I have an old wooden stepladder that I keep in the shed. Last time I used it was to trim the ornamental grapevine on the verandah.
The other day I fetched it and placed it under a grey gum where I was mending a swing. Perhaps an hour later I went to fold it up and return it to the shed.
That’s when I noticed the bit of woody vine tendril stuck on one corner of the top step. I went to flick it off — but then it moved. It looped its way along the step, such dressed timber not allowing it to be as well camouflaged as it ought.
It had bark-like patches and twig-like knobs; it was beige and brown and grey, with tinges of pink and green — just like a living twig. An amazing little creature.
When it raised its head to suss out where to go next, it was almost rabbit-like with such thick antennae and a sloped face; but the rest of it was more caterpillar-ish, with three pairs of feet at the front and then a long stretch — the loopy part — before the end, where there seemed to be several pairs of feet separated by a sort of velcro gap.
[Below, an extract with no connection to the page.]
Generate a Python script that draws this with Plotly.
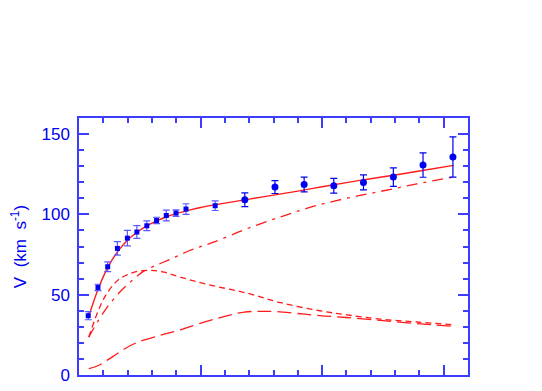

But I could only catch glimpses of this occasionally; I could have sworn I saw blue under there — blue velcro? Or had its velcro picked up one of the very rare dots of old blue paint from the ladder?
It would appear to be a caterpillar of some moth of the family Geometridae, according to my Animals in Disguise book by Paul Zborowski.
I said it ‘looped’ along, but I could have said it inched along. Not surprisingly then, their common names are Inch Worms or Loop Caterpillars.
I could only assume it had fallen from the branches above; when I placed it on the rough bark of the trunk, it stood out straight like a twig, but soon dropped to the leaf litter at the base, where it looked much more at home. Just look at those markings!